Far Out by Fiona Ross
Far Out |
Synopsis - from goodreads
In twenty-second century Britain, seventeen-year-old Saffron and her father, the astronautics engineer, live in Seaweed Slum. Nate the astrophysicist seeks her father's help to recover his space probe, but he brings trouble. They flee to Earth Station and are arrested when things go wrong. Saffron abandons her dream of becoming a herbalist to enter deadly Server City to rescue the men she loves.
Interview with Fiona Ross
Why did you decide to become an author?
I have wanted to do it
since I was small and won first prize for a short story when I was seven. I've spent most of my life humming the tune
to "Paperback Writer" by the Beatles.
How do you balance writing with other things in your life?
With difficulty. I get
up at six and go to my writing desk with a cup of tea. I write through until
midday, with breakfast and shower breaks. I don't look at social media or
emails until the afternoon.
What are your favourite books?
Passage to India -
E.M. Forster, Pride & Prejudice - Jane Austen, Frankenstein - Mary Shelley,
The RAMA series and 2001 A Space Odyssey - Arthur C. Clarke, Dirk Gently's
Holistic Detective Agency - Douglas Adams,
The Shining, Pet Sematary, Misery & Needful Things - Stephen King,
Interview With A Vampire - Anne Rice, His Dark Materials Trilogy - Philip
Pullman, The Hunger Games - Suzanne Collins and the Stephanie Plum books by
Janet Evanovich. I like China Mieville, AA Attanassio, Kim Stanley Robinson,
Richard Morgan, Hannu Rajaniemi (these
are all sf writers) and I am discovering modern contemporary authors too,
especially online, people like Amanda Hocking and others.
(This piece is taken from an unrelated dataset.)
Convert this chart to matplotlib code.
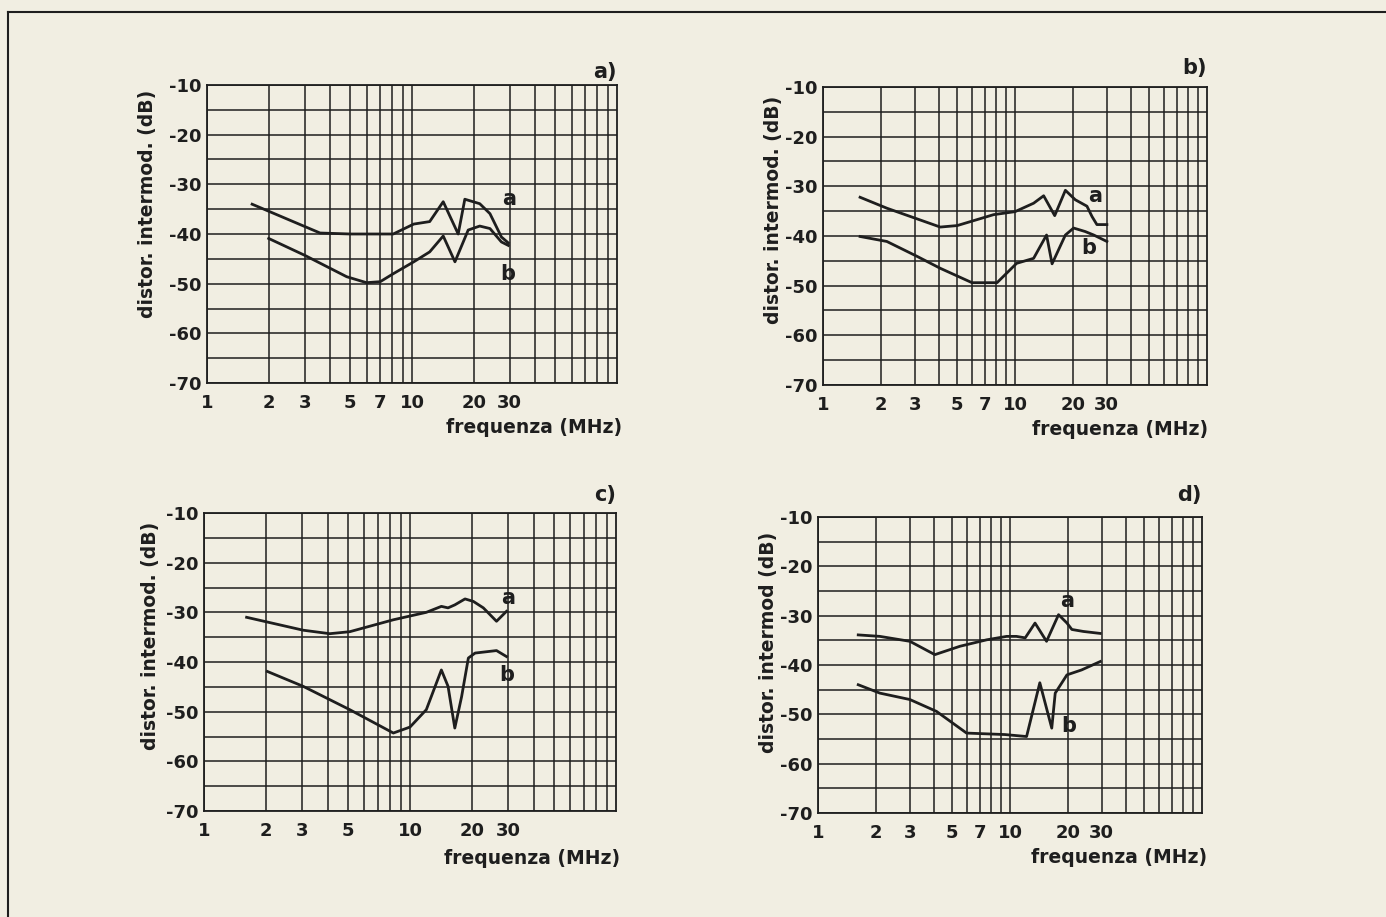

Are there any books/authors that inspired you to write?
At school I read most
of the classics, as we all did. W.
Somerset Maugham, Anthony Trollope and Guy de Maupassant, these were the great
19th century masters, and Dickens, of course. Jane Austen made a huge
impression. I read all her books when I was about fourteen. 20th Century: E.M
Forster is my favourite and library-loads of post WW2 writers. As a young adult I read all of Daphne du
Maurier and later I moved onto Penny Vincenzi, Jackie Collins, Jilly Cooper,
Joanna Trollope, Maeve Binchy, Faye Weldon. There were dozens of these five
star authors - everybody would pack their suitcases with these to read on the
beach and I used to think that I really wanted to do that one day. Now I read a
mixture of contemporary authors and classics.
Describe your book in one sentence.
It's a YA, futuristic
novel, 63,000 words, that tells the
story of Saffron, who lives in the Seaweed Slum with her father, one hundred
years into the future.
Plot in one sentence
Seventeen-year-old
Saffron must learn how to solve her problems and to trust people if she is to
achieve her dreams, but first she must rescue her father from the alien Server
City.
Where did you get the idea for this book, did anything inspire you to write it?
I'd been humming
"Mellow Yellow" by folk singer Donovan, for months. Saffron appeared
with her father, Nate the astrophysicist and Marianne the herbalist. They were
all holding hands and Saffron told me their story. I enrolled in NaNoWriMo
2012, which gave me the immediate pressure to get it out.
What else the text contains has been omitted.